Tuesday, March 23, 2010

Pro-Immigrant Rights Rally in DC: Why We Went and What We Want

The tens of thousands of mostly Latino immigrants who came to our nation’s capital this past Sunday delivered a resounding message to our nation’s leaders: First, stop treating us, as if we were a threat or a burden to the country. And second, stop the promises and deliver an immigration reform that once and for all fixes all the wrongs of our current law. More than the fancy printed signs that were available by the tens of thousands, the hand-written messages poignantly communicated our demands: Stop Deportations, Stop the Raids, We Are Not Criminals, No Human Being Is Illegal.. The lead organizers of the march had been worried about the number of people that would ultimately turn out. The outcome greatly exceeded the original expectations which tells us is that immigrant communities are willing to keep demanding real solutions.

After all, it is immigrant communities who are on the receiving end of the wrong policies now in place; the very policies the Obama Administration insists on enforcing even more vigorously than the Bush Administration. The result is a veritable human tragedy: over 380,000 people deported during the last fiscal year, most of them Latin Americans (especially Mexicans); over 30,000 immigrants kept in detention facilities on any given night, millions of spouses and children who remain in the never ending visa petition back-logs, hundreds of deaths at our Southern border as a result of our nearly militarized border with Mexico; and millions of people who daily toil in our midst and are often exploited to make our lives more comfortable yet are denied full membership in this society.

These examples, and many other perhaps less dramatic, are what compel immigrants, particularly from Mexico, Central American and Caribbean nations, to come to DC for an opportunity to exercise our first amendment rights and tell our national policy makers; that we are fed up with promises. We want concrete actions to be taken that at a minimum translate into relief for immigrant communities. Immigrant communities and our supporters want President Obama at the very least to reorient the actions of the Department of Homeland Security (DHS) and focus attention on drug and human trafficking mafias, instead of going after largely law abiding and hard working, tax-paying immigrants who have been denied the possibility of accessing legal permanent residency status. President Obama can put an end to the collaborative agreements between DHS and local police departments. President Obama can instruct its Department of Justice to vigorously and effectively go after rogue local law enforcement officials such as Sheriff Joe Arpaio from Maricopa County in Arizona. These are minimally the kinds of actions President Obama can take using his Executive discretionary power and not hide behind excuses about Congressional inaction.

Without directly saying so, the marchers, by and large, rejected the notion that out of status immigrants, victims of a long obsolete and profoundly inhumane immigration law, should be criminalized in order to be considered eligible for an adjustment of status program that would allow them to become legal permanent residents and eventually U.S. citizens. The vast majority of those who came to Washington, DC on March 21 know very well how vital and integral we are to the United States of America.

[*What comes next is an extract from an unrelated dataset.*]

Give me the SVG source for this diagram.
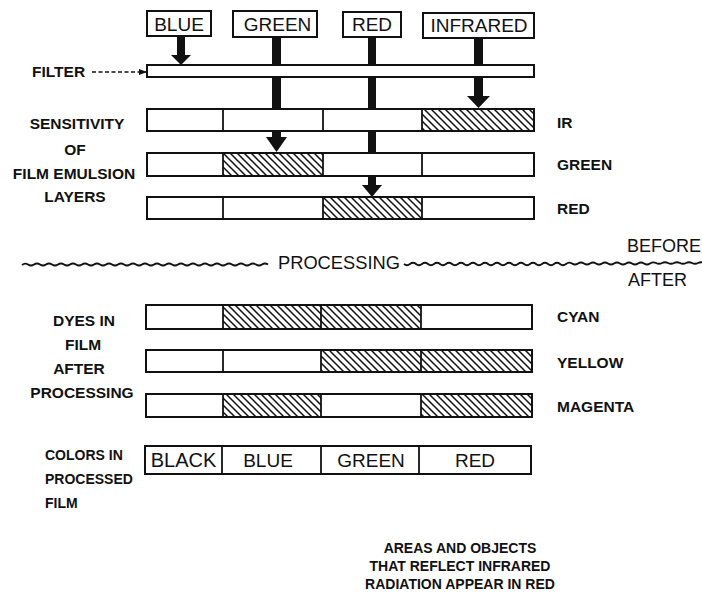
<svg xmlns="http://www.w3.org/2000/svg" width="702" height="596" viewBox="0 0 702 596">
<style>
.lbl{font-family:"Liberation Sans",Arial,sans-serif;font-weight:bold;font-size:15.5px;fill:#111}
.sm{font-size:14px}
.big{font-family:"Liberation Sans",Arial,sans-serif;font-size:19px;fill:#111}
.box{fill:#fff;stroke:#111;stroke-width:2}
.div{stroke:#111;stroke-width:1.8}
.hat{fill:url(#hatch)}
.ar{fill:#111}
.wave{fill:none;stroke:#111;stroke-width:1.8}
</style>
<defs>
<pattern id="hatch" patternUnits="userSpaceOnUse" width="7" height="7">
<rect width="7" height="7" fill="#fff"/>
<path d="M-1,-1 L8,8 M-1,6 L1,8 M6,-1 L8,1" stroke="#111" stroke-width="1.5"/>
</pattern>
<marker id="dhead" markerWidth="8" markerHeight="8" refX="7" refY="4" orient="auto" markerUnits="userSpaceOnUse">
<path d="M0,1 L8,4 L0,7 Z" fill="#111"/>
</marker>
</defs>
<rect width="702" height="596" fill="#fff"/>

<g id="connectors">
<rect class="ar" x="177" y="36" width="8" height="20"/>
<polygon class="ar" points="171,55 191,55 181,65"/>
<rect class="ar" x="272" y="37" width="9" height="28"/>
<rect class="ar" x="272" y="77" width="9" height="32"/>
<rect class="ar" x="272" y="131" width="9" height="8"/>
<polygon class="ar" points="266,137 287,137 276.5,152"/>
<rect class="ar" x="368" y="37" width="8" height="28"/>
<rect class="ar" x="368" y="77" width="8" height="32"/>
<rect class="ar" x="368" y="131" width="8" height="22"/>
<rect class="ar" x="368" y="176" width="8" height="10"/>
<polygon class="ar" points="362,185 382,185 372,197"/>
<rect class="ar" x="474" y="38" width="9" height="27"/>
<rect class="ar" x="474" y="77" width="9" height="20"/>
<polygon class="ar" points="467,96 490,96 478.5,108"/>
<line x1="92" y1="72" x2="146" y2="72" stroke="#111" stroke-width="1.3" stroke-dasharray="4 2.5" marker-end="url(#dhead)"/>
</g>

<g id="src-blue"><rect class="box" x="147" y="11" width="64" height="25"/><text class="big" x="179" y="31" text-anchor="middle">BLUE</text></g>
<g id="src-green"><rect class="box" x="233" y="11" width="84" height="26"/><text class="big" x="277.5" y="31" text-anchor="middle">GREEN</text></g>
<g id="src-red"><rect class="box" x="343" y="12" width="58" height="25"/><text class="big" x="372" y="31" text-anchor="middle">RED</text></g>
<g id="src-infrared"><rect class="box" x="423" y="13" width="111" height="25"/><text class="big" x="479" y="32" text-anchor="middle">INFRARED</text></g>

<g id="filter"><rect class="box" x="147" y="65" width="387" height="12"/><text class="lbl" x="32" y="77">FILTER</text></g>

<g id="layer-ir">
<rect class="hat" x="422" y="109" width="112" height="22"/>
<rect class="box" x="147" y="109" width="387" height="22" style="fill:none"/>
<line class="div" x1="223" y1="109" x2="223" y2="131"/><line class="div" x1="323" y1="109" x2="323" y2="131"/><line class="div" x1="422" y1="109" x2="422" y2="131"/>
<text class="lbl" x="557" y="128">IR</text>
</g>
<g id="layer-green">
<rect class="hat" x="223" y="153" width="100" height="23"/>
<rect class="box" x="147" y="153" width="387" height="23" style="fill:none"/>
<line class="div" x1="223" y1="153" x2="223" y2="176"/><line class="div" x1="323" y1="153" x2="323" y2="176"/><line class="div" x1="422" y1="153" x2="422" y2="176"/>
<text class="lbl" x="557" y="170">GREEN</text>
</g>
<g id="layer-red">
<rect class="hat" x="323" y="197" width="99" height="22"/>
<rect class="box" x="147" y="197" width="387" height="22" style="fill:none"/>
<line class="div" x1="223" y1="197" x2="223" y2="219"/><line class="div" x1="323" y1="197" x2="323" y2="219"/><line class="div" x1="422" y1="197" x2="422" y2="219"/>
<text class="lbl" x="557" y="214">RED</text>
</g>

<g id="label-sensitivity">
<text class="lbl" x="77" y="129" text-anchor="middle">SENSITIVITY</text>
<text class="lbl" x="75" y="155" text-anchor="middle">OF</text>
<text class="lbl" x="74" y="179" text-anchor="middle">FILM EMULSION</text>
<text class="lbl" x="75" y="202" text-anchor="middle">LAYERS</text>
</g>

<g id="processing-divider">
<path class="wave" d="M22,265 q3,-2.5 6,-0.5 t6,0 t6,0 t6,0 t6,0 t6,0 t6,0 t6,0 t6,0 t6,0 t6,0 t6,0 t6,0 t6,0 t6,0 t6,0 t6,0 t6,0 t6,0 t6,0 t6,0 t6,0 t6,0 t6,0 t6,0 t6,0 t6,0 t6,0 t6,0 t6,0 t6,0 t6,0 t6,0 t6,0 t6,0 t6,0 t6,0 t6,0 t6,0 t6,0 t6,0"/>
<text class="big" x="278" y="269" style="font-size:18.3px">PROCESSING</text>
<path class="wave" d="M404,264 q3,2.5 6,0 t6,0 t6,0 t6,0 t6,0 t6,0 t6,0 t6,0 t6,0 t6,0 t6,0 t6,0 t6,0 t6,0 t6,0 t6,0 t6,0 t6,0 t6,0 t6,0 t6,0 t6,0 t6,0 t6,0 t6,0 t6,0 t6,0 t6,-0.5 t6,0 t6,0 t6,0 t6,0 t6,0 t6,0 t6,0 t6,0 t6,0 t6,0 t6,0 t6,0 t6,0 t6,-0.5 t6,0 t6,0 t6,0 t6,0 t6,0 t6,0 t6,0 t6,0"/>
<text class="big" x="627" y="252" style="font-size:18px">BEFORE</text>
<text class="big" x="628" y="286" style="font-size:18px">AFTER</text>
</g>

<g id="dye-cyan">
<rect class="hat" x="223" y="305" width="198" height="24"/>
<rect class="box" x="146" y="305" width="386" height="24" style="fill:none"/>
<line class="div" x1="223" y1="305" x2="223" y2="329"/><line class="div" x1="321" y1="305" x2="321" y2="329"/><line class="div" x1="421" y1="305" x2="421" y2="329"/>
<text class="lbl" x="557" y="322">CYAN</text>
</g>
<g id="dye-yellow">
<rect class="hat" x="321" y="350" width="211" height="22"/>
<rect class="box" x="146" y="350" width="386" height="22" style="fill:none"/>
<line class="div" x1="223" y1="350" x2="223" y2="372"/><line class="div" x1="321" y1="350" x2="321" y2="372"/><line class="div" x1="421" y1="350" x2="421" y2="372"/>
<text class="lbl" x="557" y="368">YELLOW</text>
</g>
<g id="dye-magenta">
<rect class="hat" x="223" y="394" width="98" height="23"/>
<rect class="hat" x="421" y="394" width="111" height="23"/>
<rect class="box" x="146" y="394" width="386" height="23" style="fill:none"/>
<line class="div" x1="223" y1="394" x2="223" y2="417"/><line class="div" x1="321" y1="394" x2="321" y2="417"/><line class="div" x1="421" y1="394" x2="421" y2="417"/>
<text class="lbl" x="557" y="412">MAGENTA</text>
</g>

<g id="label-dyes">
<text class="lbl" x="84" y="326" text-anchor="middle">DYES IN</text>
<text class="lbl" x="83" y="350" text-anchor="middle">FILM</text>
<text class="lbl" x="79" y="374" text-anchor="middle">AFTER</text>
<text class="lbl" x="82" y="398" text-anchor="middle">PROCESSING</text>
</g>

<g id="colors-bar">
<rect class="box" x="145" y="446" width="386" height="28"/>
<line class="div" x1="222" y1="446" x2="222" y2="474"/><line class="div" x1="321" y1="446" x2="321" y2="474"/><line class="div" x1="419" y1="446" x2="419" y2="474"/>
<text class="big" x="183.5" y="467" text-anchor="middle" style="font-size:20px">BLACK</text>
<text class="big" x="268" y="467" text-anchor="middle">BLUE</text>
<text class="big" x="371" y="467" text-anchor="middle">GREEN</text>
<text class="big" x="475" y="467" text-anchor="middle">RED</text>
</g>

<g id="label-colors">
<text class="lbl sm" x="45" y="460">COLORS IN</text>
<text class="lbl sm" x="45" y="484">PROCESSED</text>
<text class="lbl sm" x="45" y="508">FILM</text>
</g>

<g id="note">
<text class="lbl sm" x="460" y="553" text-anchor="middle">AREAS AND OBJECTS</text>
<text class="lbl sm" x="460" y="571" text-anchor="middle">THAT REFLECT INFRARED</text>
<text class="lbl sm" x="460" y="589" text-anchor="middle">RADIATION APPEAR IN RED</text>
</g>
</svg>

The only reason why so many immigrants live and work for so long in the U.S. without the proper immigration status is because the law itself has been for too long divorced from reality. Our federal policy makers have been systematically failing to do their job, and consequently the existing law has only become more and more obsolete and inhumane.

The Friday before the big rally in DC, Senators Schumer (D-NY) and Graham (R-SC) published an Op-ed in the Washington Post about a framework for immigration policy reform. Chances are that most immigrants who came to march on Sunday had not read the content of the mentioned Op-ed. But if they had, they would have rejected it given that the basic tenor of the Op-ed is that today’s immigrants are a threat that has to be contained. The truth is that most Americans who actually know an immigrant person in the form of their auto mechanic, their nanny, their gardener, their children’s class mate, their waiter or waitress in their favorite restaurant, or just their co-worker; do not see us as a threat at all. Therefore, our Senators seem to be out of touch with how real people view immigrants in our midst.

The framework unveiled by Senators Schumer and Graham does not fix the heart of the brokenness in our current immigration system. Rather, it adds layers of the same misguided, wasteful and punitive policies. Additionally, the framework lay out by Senators Schumer and Graham fully ignores the factors that have led and continue to lead so many people around the world, and most certainly in Mexico and the rest of Latin America and the Caribbean to emigrate in the first place. In addition to abject poverty and lack of opportunities for most people to experience a sense of being fully realized in their potential, we live in an ever more interconnected world that constantly invite people to come to the U.S., the nation still painted as the one step before paradise. Senator Schumer and Graham do not offer anything at all about this reality. What immigrants demand is true leadership, capable of taking the nation into a truly rational and humane immigration policy, combined with bold new ideas and actions that can truly transform the countries of origin of most migrants to the point of no longer seeing in migration their only way to fulfill their economic, social, cultural and political aspirations. We need a truly new immigration policy paradigm capable of serving the interest of the American people, as well as the interests of migrant communities in a way that is congruent with 21st century realities.